Картины эти особенно привлекательны именно тем, что выражают эту борьбу, не решая вопроса о том, на чьей стороне будет победа. Пойдет ли весь народ по тому пути душевного и умственного разврата, на который зовет его так называемая интеллигенция, желая сделать его подобным себе, или удержится на тех христианских основах, которыми он жил и в огромном большинстве живет еще до сих пор.

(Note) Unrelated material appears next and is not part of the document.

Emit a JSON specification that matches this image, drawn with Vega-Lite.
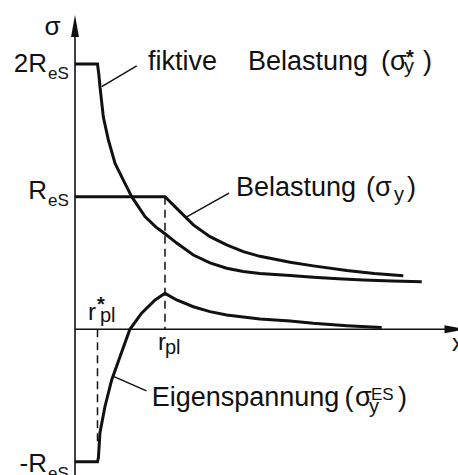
{
  "$schema": "https://vega.github.io/schema/vega-lite/v6.json",
  "width": 458,
  "height": 475,
  "autosize": {"type": "none"},
  "padding": 0,
  "background": "white",
  "config": {
    "view": {"stroke": null},
    "text": {"font": "Liberation Sans", "color": "#111", "baseline": "alphabetic", "align": "left"}
  },
  "datasets": {
    "curves": [
      {"series": "fiktiv", "r": 0, "s": 2},
      {"series": "fiktiv", "r": 1.0, "s": 2},
      {"series": "fiktiv", "r": 1.06, "s": 1.92},
      {"series": "fiktiv", "r": 1.11, "s": 1.83},
      {"series": "fiktiv", "r": 1.26, "s": 1.6},
      {"series": "fiktiv", "r": 1.48, "s": 1.43},
      {"series": "fiktiv", "r": 1.78, "s": 1.25},
      {"series": "fiktiv", "r": 2.22, "s": 1.1},
      {"series": "fiktiv", "r": 2.52, "s": 1.0},
      {"series": "fiktiv", "r": 3.11, "s": 0.85},
      {"series": "fiktiv", "r": 3.6, "s": 0.77},
      {"series": "fiktiv", "r": 4.0, "s": 0.72},
      {"series": "fiktiv", "r": 4.52, "s": 0.65},
      {"series": "fiktiv", "r": 5.26, "s": 0.56},
      {"series": "fiktiv", "r": 6.0, "s": 0.5},
      {"series": "fiktiv", "r": 6.74, "s": 0.46},
      {"series": "fiktiv", "r": 7.48, "s": 0.435},
      {"series": "fiktiv", "r": 8.22, "s": 0.42},
      {"series": "fiktiv", "r": 9.56, "s": 0.405},
      {"series": "fiktiv", "r": 10.59, "s": 0.392},
      {"series": "fiktiv", "r": 11.7, "s": 0.381},
      {"series": "fiktiv", "r": 12.81, "s": 0.372},
      {"series": "fiktiv", "r": 14.1, "s": 0.364},
      {"series": "fiktiv", "r": 15.41, "s": 0.358},
      {"series": "belastung", "r": 0, "s": 1},
      {"series": "belastung", "r": 4.0, "s": 1},
      {"series": "belastung", "r": 4.52, "s": 0.912},
      {"series": "belastung", "r": 5.26, "s": 0.787},
      {"series": "belastung", "r": 6.0, "s": 0.698},
      {"series": "belastung", "r": 6.74, "s": 0.636},
      {"series": "belastung", "r": 7.48, "s": 0.585},
      {"series": "belastung", "r": 8.22, "s": 0.55},
      {"series": "belastung", "r": 9.56, "s": 0.505},
      {"series": "belastung", "r": 10.59, "s": 0.478},
      {"series": "belastung", "r": 12.08, "s": 0.443},
      {"series": "belastung", "r": 13.3, "s": 0.421},
      {"series": "belastung", "r": 14.59, "s": 0.404},
      {"series": "eigen", "r": 0, "s": -1},
      {"series": "eigen", "r": 1.0, "s": -1},
      {"series": "eigen", "r": 1.04, "s": -0.97},
      {"series": "eigen", "r": 1.11, "s": -0.78},
      {"series": "eigen", "r": 1.33, "s": -0.584},
      {"series": "eigen", "r": 1.63, "s": -0.382},
      {"series": "eigen", "r": 2.0, "s": -0.207},
      {"series": "eigen", "r": 2.44, "s": 0.0},
      {"series": "eigen", "r": 2.96, "s": 0.121},
      {"series": "eigen", "r": 3.56, "s": 0.221},
      {"series": "eigen", "r": 4.0, "s": 0.271},
      {"series": "eigen", "r": 4.52, "s": 0.221},
      {"series": "eigen", "r": 5.26, "s": 0.17},
      {"series": "eigen", "r": 6.0, "s": 0.133},
      {"series": "eigen", "r": 6.74, "s": 0.108},
      {"series": "eigen", "r": 8.22, "s": 0.078},
      {"series": "eigen", "r": 9.56, "s": 0.063},
      {"series": "eigen", "r": 10.59, "s": 0.045},
      {"series": "eigen", "r": 12.08, "s": 0.027},
      {"series": "eigen", "r": 13.63, "s": 0.014}
    ],
    "guides": [
      {"kind": "axis", "r": 0, "s": 2.3, "r2": 0, "s2": -1.099},
      {"kind": "axis", "r": 0, "s": 0, "r2": 16.8, "s2": 0},
      {"kind": "dash", "r": 1.0, "s": 0, "r2": 1.0, "s2": -0.85},
      {"kind": "dash", "r": 4.0, "s": 1.0, "r2": 4.0, "s2": 0},
      {"kind": "leader", "r": 1.187, "s": 1.83, "r2": 2.742, "s2": 1.986},
      {"kind": "leader", "r": 4.964, "s": 0.847, "r2": 6.844, "s2": 1.026},
      {"kind": "leader", "r": 1.733, "s": -0.357, "r2": 3.178, "s2": -0.465}
    ],
    "arrows": [
      {"dir": "up", "r": 0, "s": 2.37},
      {"dir": "right", "r": 17.4, "s": 0}
    ],
    "labels": [
      {"kind": "title", "r": -1.0, "s": 2.219, "text": "σ"},
      {"kind": "level", "r": -1.244, "s": 1.94, "text": "2R"},
      {"kind": "level", "r": -1.244, "s": 0.983, "text": "R"},
      {"kind": "level", "r": -1.244, "s": -1.076, "text": "-R"},
      {"kind": "levelsub", "r": -1.2, "s": 1.888, "text": "eS"},
      {"kind": "levelsub", "r": -1.2, "s": 0.93, "text": "eS"},
      {"kind": "levelsub", "r": -1.2, "s": -1.129, "text": "eS"},
      {"kind": "word", "r": 3.244, "s": 1.956, "text": "fiktive"},
      {"kind": "word", "r": 7.689, "s": 1.956, "text": "Belastung"},
      {"kind": "word", "r": 13.6, "s": 1.956, "text": "("},
      {"kind": "word", "r": 14.0, "s": 1.956, "text": "σ"},
      {"kind": "star", "r": 14.711, "s": 2.004, "text": "*"},
      {"kind": "sub", "r": 14.622, "s": 1.93, "text": "y"},
      {"kind": "word", "r": 15.467, "s": 1.956, "text": ")"},
      {"kind": "word", "r": 7.156, "s": 1.005, "text": "Belastung"},
      {"kind": "word", "r": 12.933, "s": 1.005, "text": "("},
      {"kind": "word", "r": 13.333, "s": 1.005, "text": "σ"},
      {"kind": "sub", "r": 14.178, "s": 0.967, "text": "y"},
      {"kind": "word", "r": 14.756, "s": 1.005, "text": ")"},
      {"kind": "word", "r": 3.409, "s": -0.578, "text": "Eigenspannung"},
      {"kind": "word", "r": 11.978, "s": -0.578, "text": "("},
      {"kind": "word", "r": 12.444, "s": -0.578, "text": "σ"},
      {"kind": "sup", "r": 13.156, "s": -0.534, "text": "ES"},
      {"kind": "sub", "r": 13.067, "s": -0.631, "text": "y"},
      {"kind": "word", "r": 14.356, "s": -0.578, "text": ")"},
      {"kind": "small", "r": 0.578, "s": 0.07, "text": "r"},
      {"kind": "star", "r": 0.978, "s": 0.136, "text": "*"},
      {"kind": "sub", "r": 1.111, "s": 0.055, "text": "pl"},
      {"kind": "small", "r": 3.689, "s": -0.156, "text": "r"},
      {"kind": "sub", "r": 4.0, "s": -0.186, "text": "pl"},
      {"kind": "small", "r": 16.756, "s": -0.164, "text": "x"}
    ]
  },
  "encoding": {
    "x": {"field": "r", "type": "quantitative", "scale": {"domain": [-3.333, 17.022], "nice": false, "zero": false}, "axis": null},
    "y": {"field": "s", "type": "quantitative", "scale": {"domain": [-1.099, 2.483], "nice": false, "zero": false}, "axis": null}
  },
  "layer": [
    {
      "data": {"name": "guides"},
      "transform": [{"filter": "datum.kind === 'axis'"}],
      "mark": {"type": "rule", "color": "#111", "strokeWidth": 1.6},
      "encoding": {"x2": {"field": "r2"}, "y2": {"field": "s2"}}
    },
    {
      "data": {"name": "guides"},
      "transform": [{"filter": "datum.kind === 'dash'"}],
      "mark": {"type": "rule", "color": "#111", "strokeWidth": 1.5, "strokeDash": [8, 5]},
      "encoding": {"x2": {"field": "r2"}, "y2": {"field": "s2"}}
    },
    {
      "data": {"name": "guides"},
      "transform": [{"filter": "datum.kind === 'leader'"}],
      "mark": {"type": "rule", "color": "#111", "strokeWidth": 1.5},
      "encoding": {"x2": {"field": "r2"}, "y2": {"field": "s2"}}
    },
    {
      "data": {"name": "curves"},
      "mark": {"type": "line", "color": "#111", "strokeWidth": 3, "interpolate": "linear"},
      "encoding": {"detail": {"field": "series"}, "order": {"field": "r", "type": "quantitative"}}
    },
    {
      "data": {"name": "arrows"},
      "mark": {"type": "point", "filled": true, "color": "#111", "opacity": 1, "size": 484},
      "encoding": {
        "shape": {
          "field": "dir",
          "scale": {"domain": ["up", "right"], "range": ["M0,0L0.36,2L-0.36,2Z", "M0,0L-2,0.36L-2,-0.36Z"]},
          "legend": null
        }
      }
    },
    {
      "data": {"name": "labels"},
      "transform": [{"filter": "datum.kind === 'title'"}],
      "mark": {"type": "text", "fontSize": 26, "align": "center"},
      "encoding": {"text": {"field": "text"}}
    },
    {
      "data": {"name": "labels"},
      "transform": [{"filter": "datum.kind === 'level'"}],
      "mark": {"type": "text", "fontSize": 26, "align": "right"},
      "encoding": {"text": {"field": "text"}}
    },
    {
      "data": {"name": "labels"},
      "transform": [{"filter": "datum.kind === 'levelsub'"}],
      "mark": {"type": "text", "fontSize": 17},
      "encoding": {"text": {"field": "text"}}
    },
    {
      "data": {"name": "labels"},
      "transform": [{"filter": "datum.kind === 'word'"}],
      "mark": {"type": "text", "fontSize": 27},
      "encoding": {"text": {"field": "text"}}
    },
    {
      "data": {"name": "labels"},
      "transform": [{"filter": "datum.kind === 'small'"}],
      "mark": {"type": "text", "fontSize": 24},
      "encoding": {"text": {"field": "text"}}
    },
    {
      "data": {"name": "labels"},
      "transform": [{"filter": "datum.kind === 'sub'"}],
      "mark": {"type": "text", "fontSize": 20},
      "encoding": {"text": {"field": "text"}}
    },
    {
      "data": {"name": "labels"},
      "transform": [{"filter": "datum.kind === 'sup'"}],
      "mark": {"type": "text", "fontSize": 17},
      "encoding": {"text": {"field": "text"}}
    },
    {
      "data": {"name": "labels"},
      "transform": [{"filter": "datum.kind === 'star'"}],
      "mark": {"type": "text", "fontSize": 20, "fontWeight": "bold"},
      "encoding": {"text": {"field": "text"}}
    }
  ]
}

Картины этого рода, во-первых, та, где староста, придя в обед за податями к одинокому бедняку, только что пришедшему с работы, стоит над ним, дожидаясь ответа. Ответ дает только старик, независимо от всяких соображений о государственных необходимостях, говоря о боге и о грехе обирания трудящегося, еле-еле кормящего свою семью работника. Особенно трогательны на этой картине, кроме самого хозяина, покорно опустившего голову, хозяйка, стоящая над только что собранным столом, от которого их всех оторвали, и ребенок, с недоумением и сочувствием смотрящий на разгорячившегося деда.
Таковы и остальные пять картин этого разряда, изображающие борьбу добра со злом, в котором со стороны зла уже участвуют начинающие развращаться и вполне развращенные люди из народа.
Такова картина «Недоимка», изображающая продажу у вдовы кормилицы детей — коровы. Богатый деревенский кулак покупает, старшина продает, писарь записывает.
Таковы же полная содержания картина изловления вдовы, кормящейся корчемством и тем нарушающей доход казны, и замечательная и по живописи, и по тонкости и точности выражения мысли, и по верности типов — освящение монополии. Такова же отвратительная по содержанию картина телесного наказания.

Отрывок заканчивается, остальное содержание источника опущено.